Senior year moves on.  At spring break the band took a trip to Disney World, which was awesome.  We got to play at the park.  We also got to go into the Disney recording studios and record a track with part of fantasia.  It was pretty cool.

The rest of the year was devoted to winning the state contest.  Our school hadn't won it in like 10 years which was unfortunate because they used to win it just about every year.
For the contest we played two songs.  One was a march, and the other was a 17 min long variation that featured each section of the band.  We killed it, and won state.

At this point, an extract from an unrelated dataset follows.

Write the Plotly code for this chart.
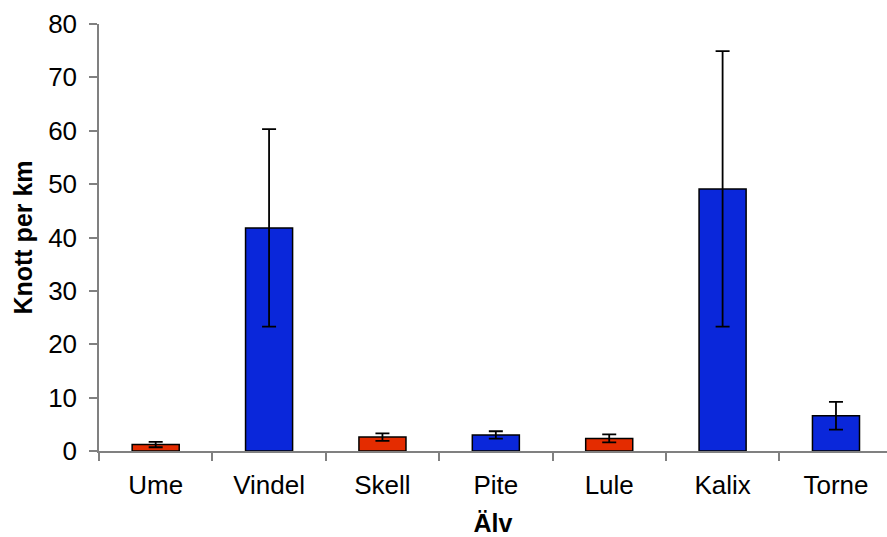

I've been thinking about that a lot lately because I recently got invited via facebook to an even this coming summer to celebrate by old band directors retirement.  He is getting together an alumni band to have a concert this summer.  I don't know why but ever since I got that invite, I've been thinking about my previous band life a lot.   I've been debating doing this or not.  Waiting to see if any of my old band friends were going to do it too.  I'm sure they aren't as several of them are now doctors on the east coast. 
I've been cat sitting for my parents this week.  We got dumped with 12 inches of snow yesterday, so had a snow day today.  So i've pretty much just been laying around my parents house today being bored.  I looked through their movie collection and found the tape of our state band competition.  So I guess watching that, and thinking about this alumni band got me feeling a little nostalgic.  -Among other things which I will go into at a later date.

I really don't know why I felt the need to go on this tangent about high school band, I guess its just been on my brain lately.